February 01, 2007

Wake Up, Verizon Wireless-- Your System is Coming Apart

My mobile phone service is from Verizon Wireless. They have the best network in the US, and for most of the past few years, I've been happy with them.

But in the past few months, I've noticed a weird technical flaw with the service--voice mail messages left for me can take a long time to be delivered.

Usually, messages are delivered immediately. At other times, a message has taken 30 minutes to two hours to arrive.

A business visitor told me that it took two hours for a message to arrive in her Verizon Wireless mail box.

Recently, I left messages to two others, and was puzzled at the fact that I had not been called back. Soon found the reason why. One message took over four days to be delivered to the recipient's Verizon Wireless mailbox.

The second was not delivered until after a full week. This call had gone to an AT&T subscriber.

What the hell's going on? I called Verizon, and the tech rep said it had something to do with my phone. She had me do a bunch of useless things--take the battery out, enter a code to update the software. This was silly, as the problem was not and is not in my phone--its with their system, or with whatever system links the various cell phone companies.

I don't know if these things happen outside the US, but they'll keep happening here until companies like Verizon admit they have a problem.

And today? My phone beeped, advising me that there was a voice message. But when I logged in, there was no message. Either they lost a message that was received, or they sent an erroneous message saying that one had been received.

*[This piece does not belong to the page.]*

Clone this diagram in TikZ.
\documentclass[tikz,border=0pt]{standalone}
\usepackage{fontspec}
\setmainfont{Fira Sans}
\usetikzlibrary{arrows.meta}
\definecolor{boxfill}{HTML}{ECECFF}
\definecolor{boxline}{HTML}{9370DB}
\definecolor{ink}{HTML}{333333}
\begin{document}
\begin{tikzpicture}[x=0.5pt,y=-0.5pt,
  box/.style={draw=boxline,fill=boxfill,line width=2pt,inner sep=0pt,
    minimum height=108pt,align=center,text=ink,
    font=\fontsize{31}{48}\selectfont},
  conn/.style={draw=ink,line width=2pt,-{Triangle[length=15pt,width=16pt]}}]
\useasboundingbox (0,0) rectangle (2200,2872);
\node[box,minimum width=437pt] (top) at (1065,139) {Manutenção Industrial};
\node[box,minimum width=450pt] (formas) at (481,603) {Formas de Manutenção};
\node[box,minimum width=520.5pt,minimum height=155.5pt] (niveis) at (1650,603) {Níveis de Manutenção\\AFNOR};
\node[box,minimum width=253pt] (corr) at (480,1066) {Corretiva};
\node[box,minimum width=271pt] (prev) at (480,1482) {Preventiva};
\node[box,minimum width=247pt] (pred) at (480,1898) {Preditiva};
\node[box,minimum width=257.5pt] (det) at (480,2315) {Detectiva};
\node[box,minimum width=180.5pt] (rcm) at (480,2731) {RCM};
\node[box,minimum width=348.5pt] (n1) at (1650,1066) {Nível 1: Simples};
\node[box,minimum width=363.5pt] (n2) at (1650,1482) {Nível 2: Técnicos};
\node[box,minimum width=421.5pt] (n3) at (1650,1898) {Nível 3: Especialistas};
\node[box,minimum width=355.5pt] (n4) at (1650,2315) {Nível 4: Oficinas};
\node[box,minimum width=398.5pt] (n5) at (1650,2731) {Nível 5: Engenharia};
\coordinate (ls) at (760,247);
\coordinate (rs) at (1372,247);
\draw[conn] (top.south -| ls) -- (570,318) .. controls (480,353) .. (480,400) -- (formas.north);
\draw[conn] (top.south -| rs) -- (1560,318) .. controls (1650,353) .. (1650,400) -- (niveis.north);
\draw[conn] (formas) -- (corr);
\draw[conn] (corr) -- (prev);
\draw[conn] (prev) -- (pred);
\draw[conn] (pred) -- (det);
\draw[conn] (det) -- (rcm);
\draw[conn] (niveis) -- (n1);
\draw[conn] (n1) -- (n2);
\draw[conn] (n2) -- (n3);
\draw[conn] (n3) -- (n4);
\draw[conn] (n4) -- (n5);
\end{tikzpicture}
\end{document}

Something's wrong, Verizon.

1 comment:

Anonymous said...

We in New Jersey have the same issue of Voice Messages not being received very promptly. A message from last Friday just arrived today and another from over 24 hours ago showed up as well. I think Verizon used to attach a date/time comment to message so you'd know when it was made, but this has been gone for a quite a while. Obviously, they wouldn't want to document how screwed up the message system is.